▶ [THE TASK]: The lines from the top of the material through the line with "const caption = 'The" are to be set down exactly. Leave the pictures out.

▶ [DATA LINES]:
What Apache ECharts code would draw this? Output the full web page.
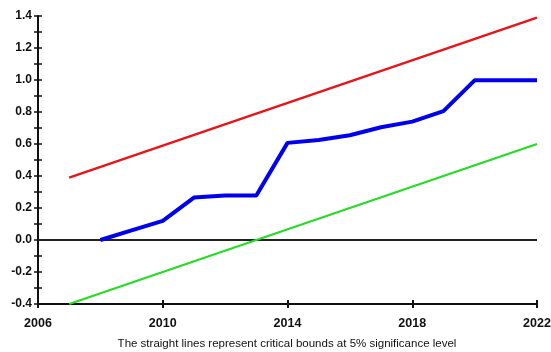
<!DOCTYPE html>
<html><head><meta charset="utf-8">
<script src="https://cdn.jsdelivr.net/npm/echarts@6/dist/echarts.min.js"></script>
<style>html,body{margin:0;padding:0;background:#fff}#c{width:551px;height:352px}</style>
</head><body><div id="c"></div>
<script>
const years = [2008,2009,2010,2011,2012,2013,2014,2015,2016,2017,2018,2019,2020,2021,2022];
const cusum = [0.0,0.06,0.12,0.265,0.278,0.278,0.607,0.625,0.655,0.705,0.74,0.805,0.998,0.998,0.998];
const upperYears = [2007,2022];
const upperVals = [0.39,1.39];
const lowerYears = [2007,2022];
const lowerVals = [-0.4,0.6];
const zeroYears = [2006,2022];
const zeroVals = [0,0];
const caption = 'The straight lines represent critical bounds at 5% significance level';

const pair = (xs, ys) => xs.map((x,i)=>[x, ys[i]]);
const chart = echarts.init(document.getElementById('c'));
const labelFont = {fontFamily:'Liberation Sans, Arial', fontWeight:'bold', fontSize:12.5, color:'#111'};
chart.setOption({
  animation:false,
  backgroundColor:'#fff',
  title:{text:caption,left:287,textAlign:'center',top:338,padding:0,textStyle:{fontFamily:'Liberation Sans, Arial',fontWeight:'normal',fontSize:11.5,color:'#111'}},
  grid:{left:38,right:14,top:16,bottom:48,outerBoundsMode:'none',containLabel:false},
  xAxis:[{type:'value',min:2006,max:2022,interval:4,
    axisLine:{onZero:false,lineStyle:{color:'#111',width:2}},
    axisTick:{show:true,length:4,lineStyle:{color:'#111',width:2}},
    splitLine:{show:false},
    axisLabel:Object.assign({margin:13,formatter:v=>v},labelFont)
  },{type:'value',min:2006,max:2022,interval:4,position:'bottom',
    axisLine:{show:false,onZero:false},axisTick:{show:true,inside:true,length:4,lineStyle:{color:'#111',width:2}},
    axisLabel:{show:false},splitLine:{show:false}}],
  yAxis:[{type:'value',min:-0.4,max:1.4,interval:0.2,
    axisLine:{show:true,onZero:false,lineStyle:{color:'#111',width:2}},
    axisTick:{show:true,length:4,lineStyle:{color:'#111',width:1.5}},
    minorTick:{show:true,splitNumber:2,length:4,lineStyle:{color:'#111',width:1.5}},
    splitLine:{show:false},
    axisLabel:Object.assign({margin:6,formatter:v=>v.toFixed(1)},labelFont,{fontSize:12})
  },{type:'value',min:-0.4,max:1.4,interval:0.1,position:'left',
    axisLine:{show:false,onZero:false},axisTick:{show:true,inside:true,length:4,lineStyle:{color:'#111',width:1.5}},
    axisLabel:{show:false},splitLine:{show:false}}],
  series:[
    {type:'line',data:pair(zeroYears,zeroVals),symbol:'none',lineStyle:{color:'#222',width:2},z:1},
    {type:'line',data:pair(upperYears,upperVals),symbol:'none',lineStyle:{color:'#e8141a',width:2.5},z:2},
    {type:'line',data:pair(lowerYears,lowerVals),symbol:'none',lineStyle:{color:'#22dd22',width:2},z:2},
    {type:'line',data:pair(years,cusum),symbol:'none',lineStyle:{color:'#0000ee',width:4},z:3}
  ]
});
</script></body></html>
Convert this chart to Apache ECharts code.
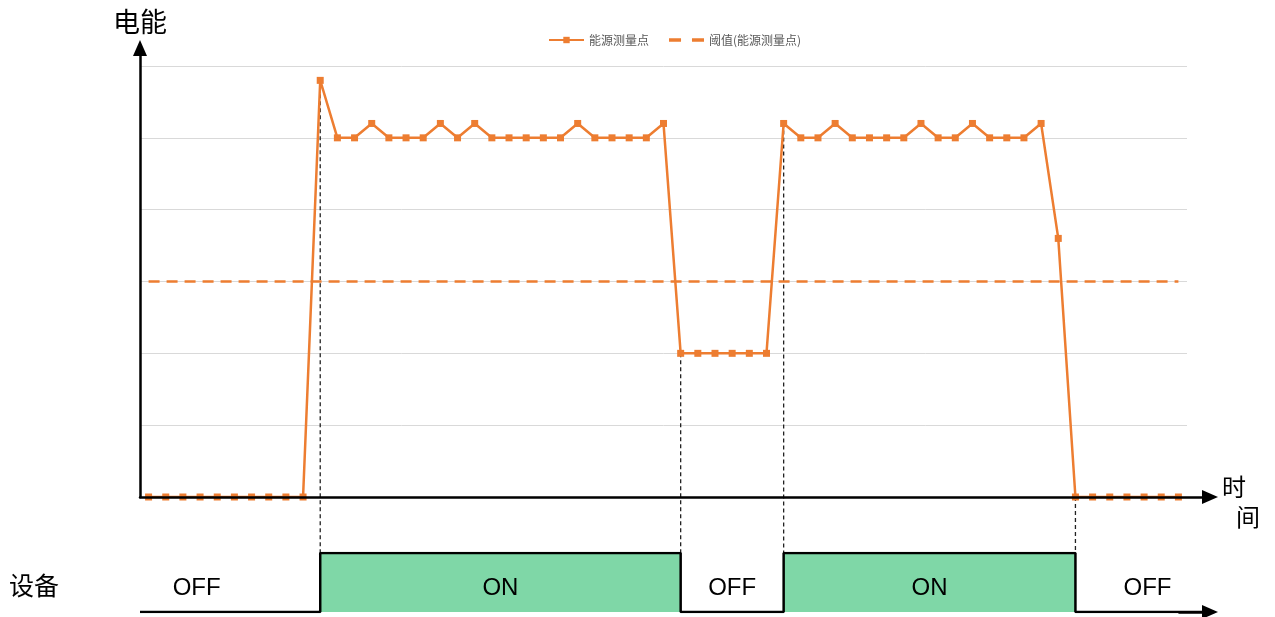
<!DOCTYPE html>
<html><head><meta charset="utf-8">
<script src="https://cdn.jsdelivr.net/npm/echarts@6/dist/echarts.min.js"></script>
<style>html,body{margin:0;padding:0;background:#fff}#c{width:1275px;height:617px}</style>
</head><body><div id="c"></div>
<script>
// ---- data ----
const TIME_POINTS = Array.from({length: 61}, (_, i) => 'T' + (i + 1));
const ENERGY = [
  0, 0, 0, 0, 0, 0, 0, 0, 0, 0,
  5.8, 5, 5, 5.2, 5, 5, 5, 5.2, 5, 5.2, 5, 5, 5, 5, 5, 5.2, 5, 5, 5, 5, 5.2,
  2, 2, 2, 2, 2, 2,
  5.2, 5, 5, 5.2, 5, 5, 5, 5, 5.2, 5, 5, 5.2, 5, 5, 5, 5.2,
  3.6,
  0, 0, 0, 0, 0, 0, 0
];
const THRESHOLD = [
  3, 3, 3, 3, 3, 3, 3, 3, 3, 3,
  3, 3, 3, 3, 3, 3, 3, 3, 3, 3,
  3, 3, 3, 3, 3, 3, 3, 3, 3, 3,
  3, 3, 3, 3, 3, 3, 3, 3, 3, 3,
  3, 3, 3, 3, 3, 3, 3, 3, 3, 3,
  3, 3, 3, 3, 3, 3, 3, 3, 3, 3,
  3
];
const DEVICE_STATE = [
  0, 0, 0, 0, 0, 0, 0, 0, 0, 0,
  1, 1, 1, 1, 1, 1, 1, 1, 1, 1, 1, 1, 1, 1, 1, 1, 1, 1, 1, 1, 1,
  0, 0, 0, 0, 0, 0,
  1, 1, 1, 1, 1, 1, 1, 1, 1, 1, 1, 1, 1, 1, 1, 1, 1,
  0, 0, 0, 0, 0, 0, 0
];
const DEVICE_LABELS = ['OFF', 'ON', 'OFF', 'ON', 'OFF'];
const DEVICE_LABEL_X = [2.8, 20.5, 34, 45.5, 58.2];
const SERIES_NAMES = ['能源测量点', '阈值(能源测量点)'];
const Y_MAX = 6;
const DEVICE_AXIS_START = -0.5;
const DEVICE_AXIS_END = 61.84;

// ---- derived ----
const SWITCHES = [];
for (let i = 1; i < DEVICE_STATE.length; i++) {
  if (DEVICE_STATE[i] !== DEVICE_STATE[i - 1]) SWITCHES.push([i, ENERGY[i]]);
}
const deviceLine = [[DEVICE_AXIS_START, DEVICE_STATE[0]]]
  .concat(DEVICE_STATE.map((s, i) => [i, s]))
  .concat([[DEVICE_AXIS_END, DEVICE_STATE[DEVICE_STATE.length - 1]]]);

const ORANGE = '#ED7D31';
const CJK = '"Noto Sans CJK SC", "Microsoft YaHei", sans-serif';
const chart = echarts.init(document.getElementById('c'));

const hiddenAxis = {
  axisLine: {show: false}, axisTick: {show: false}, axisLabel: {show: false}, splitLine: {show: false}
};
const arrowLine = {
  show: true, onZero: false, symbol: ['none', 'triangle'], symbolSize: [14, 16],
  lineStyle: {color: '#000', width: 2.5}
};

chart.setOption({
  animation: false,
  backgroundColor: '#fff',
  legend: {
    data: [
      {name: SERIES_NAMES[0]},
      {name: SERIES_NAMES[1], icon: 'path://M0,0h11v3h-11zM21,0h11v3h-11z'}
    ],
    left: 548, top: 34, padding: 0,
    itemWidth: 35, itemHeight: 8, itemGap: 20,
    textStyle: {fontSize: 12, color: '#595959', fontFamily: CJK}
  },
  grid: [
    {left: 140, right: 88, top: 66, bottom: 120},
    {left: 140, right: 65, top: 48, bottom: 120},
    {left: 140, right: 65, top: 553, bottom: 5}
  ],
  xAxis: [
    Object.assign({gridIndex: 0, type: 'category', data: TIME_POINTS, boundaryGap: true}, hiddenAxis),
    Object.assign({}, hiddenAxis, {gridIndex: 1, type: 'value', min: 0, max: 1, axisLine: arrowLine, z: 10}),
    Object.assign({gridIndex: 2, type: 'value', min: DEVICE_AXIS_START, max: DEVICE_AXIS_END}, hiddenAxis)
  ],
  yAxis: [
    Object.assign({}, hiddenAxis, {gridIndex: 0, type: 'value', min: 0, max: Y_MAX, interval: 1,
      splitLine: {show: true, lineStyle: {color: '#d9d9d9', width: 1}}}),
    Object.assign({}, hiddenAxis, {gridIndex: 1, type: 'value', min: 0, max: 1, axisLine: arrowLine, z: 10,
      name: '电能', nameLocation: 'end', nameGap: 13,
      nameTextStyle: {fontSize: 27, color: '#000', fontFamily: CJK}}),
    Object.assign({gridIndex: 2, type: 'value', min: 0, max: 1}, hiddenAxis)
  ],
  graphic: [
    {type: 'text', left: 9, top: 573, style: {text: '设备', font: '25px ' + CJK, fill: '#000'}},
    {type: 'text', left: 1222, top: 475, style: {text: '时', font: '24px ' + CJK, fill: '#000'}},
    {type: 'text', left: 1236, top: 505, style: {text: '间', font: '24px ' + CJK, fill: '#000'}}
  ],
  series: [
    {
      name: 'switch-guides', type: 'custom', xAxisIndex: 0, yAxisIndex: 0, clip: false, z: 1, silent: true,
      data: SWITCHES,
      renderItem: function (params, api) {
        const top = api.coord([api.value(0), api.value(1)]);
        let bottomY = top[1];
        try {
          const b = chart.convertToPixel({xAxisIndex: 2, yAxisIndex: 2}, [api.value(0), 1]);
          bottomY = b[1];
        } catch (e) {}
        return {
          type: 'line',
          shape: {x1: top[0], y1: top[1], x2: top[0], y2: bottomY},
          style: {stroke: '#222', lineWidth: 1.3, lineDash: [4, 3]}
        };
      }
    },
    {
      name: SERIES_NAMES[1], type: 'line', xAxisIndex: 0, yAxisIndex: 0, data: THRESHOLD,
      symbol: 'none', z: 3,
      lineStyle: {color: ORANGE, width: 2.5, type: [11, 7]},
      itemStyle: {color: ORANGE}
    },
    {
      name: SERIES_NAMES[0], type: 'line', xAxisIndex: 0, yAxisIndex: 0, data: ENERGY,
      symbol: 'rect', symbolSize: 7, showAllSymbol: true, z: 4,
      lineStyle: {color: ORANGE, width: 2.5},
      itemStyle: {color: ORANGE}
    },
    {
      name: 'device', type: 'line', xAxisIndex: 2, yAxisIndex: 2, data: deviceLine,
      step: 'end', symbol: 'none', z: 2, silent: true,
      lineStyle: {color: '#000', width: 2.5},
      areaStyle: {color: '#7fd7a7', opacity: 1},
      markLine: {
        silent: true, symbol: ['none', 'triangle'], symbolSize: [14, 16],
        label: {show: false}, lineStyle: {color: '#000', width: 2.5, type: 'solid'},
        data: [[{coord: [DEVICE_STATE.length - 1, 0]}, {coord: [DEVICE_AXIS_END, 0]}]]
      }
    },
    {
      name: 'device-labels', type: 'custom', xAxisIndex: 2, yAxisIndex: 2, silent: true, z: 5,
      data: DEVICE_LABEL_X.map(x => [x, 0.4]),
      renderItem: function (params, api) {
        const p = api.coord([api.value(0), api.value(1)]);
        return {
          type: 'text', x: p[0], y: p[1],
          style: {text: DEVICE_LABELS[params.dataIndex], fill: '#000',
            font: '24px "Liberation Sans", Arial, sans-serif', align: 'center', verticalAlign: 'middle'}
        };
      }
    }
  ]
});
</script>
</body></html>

▶ [TASK SOLUTION]:
What Apache ECharts code would draw this? Output the full web page.
<!DOCTYPE html>
<html><head><meta charset="utf-8">
<script src="https://cdn.jsdelivr.net/npm/echarts@6/dist/echarts.min.js"></script>
<style>html,body{margin:0;padding:0;background:#fff}#c{width:551px;height:352px}</style>
</head><body><div id="c"></div>
<script>
const years = [2008,2009,2010,2011,2012,2013,2014,2015,2016,2017,2018,2019,2020,2021,2022];
const cusum = [0.0,0.06,0.12,0.265,0.278,0.278,0.607,0.625,0.655,0.705,0.74,0.805,0.998,0.998,0.998];
const upperYears = [2007,2022];
const upperVals = [0.39,1.39];
const lowerYears = [2007,2022];
const lowerVals = [-0.4,0.6];
const zeroYears = [2006,2022];
const zeroVals = [0,0];
const caption = 'The straight lines represent critical bounds at 5% significance level';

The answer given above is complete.